◆ Goal: Pick out all lines of the entries that include the word "diagram" and copy them.

◆ Provided data:
■ ■ ■ ■
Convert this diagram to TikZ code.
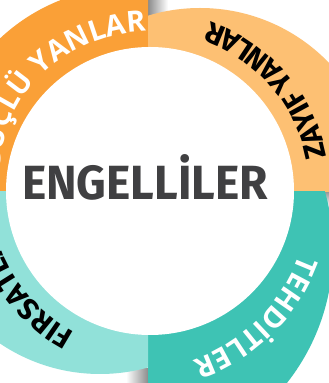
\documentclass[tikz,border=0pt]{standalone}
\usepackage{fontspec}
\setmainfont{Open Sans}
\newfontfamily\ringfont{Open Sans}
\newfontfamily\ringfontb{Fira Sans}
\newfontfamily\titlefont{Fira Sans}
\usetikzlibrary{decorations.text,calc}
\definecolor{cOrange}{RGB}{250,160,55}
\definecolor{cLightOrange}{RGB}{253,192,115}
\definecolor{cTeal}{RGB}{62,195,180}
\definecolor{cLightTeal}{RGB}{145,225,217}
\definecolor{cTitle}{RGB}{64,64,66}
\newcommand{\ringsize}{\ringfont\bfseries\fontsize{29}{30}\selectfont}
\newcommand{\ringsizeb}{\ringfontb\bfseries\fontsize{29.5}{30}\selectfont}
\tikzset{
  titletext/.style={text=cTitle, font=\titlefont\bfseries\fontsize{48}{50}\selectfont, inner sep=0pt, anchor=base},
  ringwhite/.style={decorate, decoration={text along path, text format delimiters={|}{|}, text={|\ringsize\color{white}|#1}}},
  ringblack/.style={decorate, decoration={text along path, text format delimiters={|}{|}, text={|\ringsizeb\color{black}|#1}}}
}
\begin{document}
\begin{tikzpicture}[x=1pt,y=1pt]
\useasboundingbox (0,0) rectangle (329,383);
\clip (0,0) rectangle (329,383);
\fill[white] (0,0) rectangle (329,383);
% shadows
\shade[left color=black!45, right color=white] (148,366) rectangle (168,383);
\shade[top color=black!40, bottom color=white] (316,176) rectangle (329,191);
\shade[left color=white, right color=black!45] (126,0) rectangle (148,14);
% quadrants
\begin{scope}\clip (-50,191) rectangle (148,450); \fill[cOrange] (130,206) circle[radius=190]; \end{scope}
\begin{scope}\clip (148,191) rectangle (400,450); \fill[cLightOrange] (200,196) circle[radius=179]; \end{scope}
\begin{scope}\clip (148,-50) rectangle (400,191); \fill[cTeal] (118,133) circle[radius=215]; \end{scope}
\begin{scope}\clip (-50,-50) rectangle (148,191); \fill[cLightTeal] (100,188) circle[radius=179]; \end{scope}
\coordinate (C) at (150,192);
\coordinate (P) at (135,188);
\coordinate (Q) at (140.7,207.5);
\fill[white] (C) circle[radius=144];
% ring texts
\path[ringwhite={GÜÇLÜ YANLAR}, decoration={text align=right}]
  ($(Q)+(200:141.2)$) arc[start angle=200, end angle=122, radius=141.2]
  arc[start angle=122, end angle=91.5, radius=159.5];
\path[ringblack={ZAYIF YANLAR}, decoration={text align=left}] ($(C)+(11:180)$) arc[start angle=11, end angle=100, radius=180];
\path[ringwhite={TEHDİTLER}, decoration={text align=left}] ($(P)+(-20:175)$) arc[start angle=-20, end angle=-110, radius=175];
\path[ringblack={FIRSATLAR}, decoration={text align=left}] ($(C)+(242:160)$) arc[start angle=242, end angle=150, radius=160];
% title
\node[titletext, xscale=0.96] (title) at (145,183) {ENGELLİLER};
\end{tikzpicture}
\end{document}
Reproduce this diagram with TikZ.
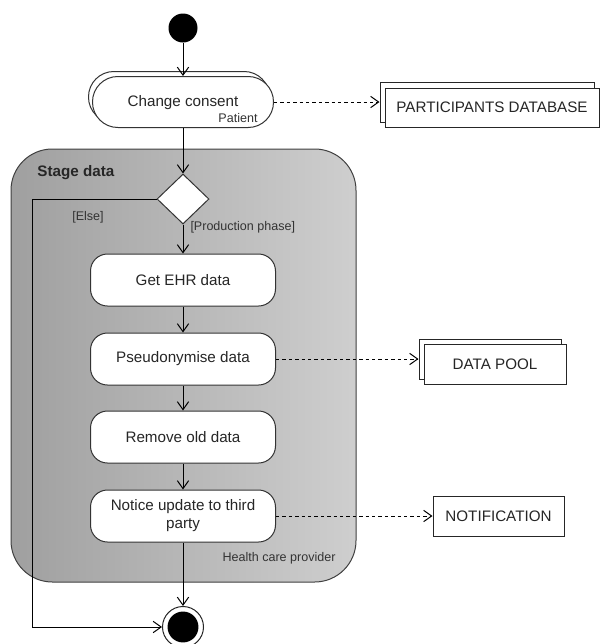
■ ■ ■ ■
◆ Solution:
Convert this diagram to TikZ code.
Reproduce this diagram with TikZ.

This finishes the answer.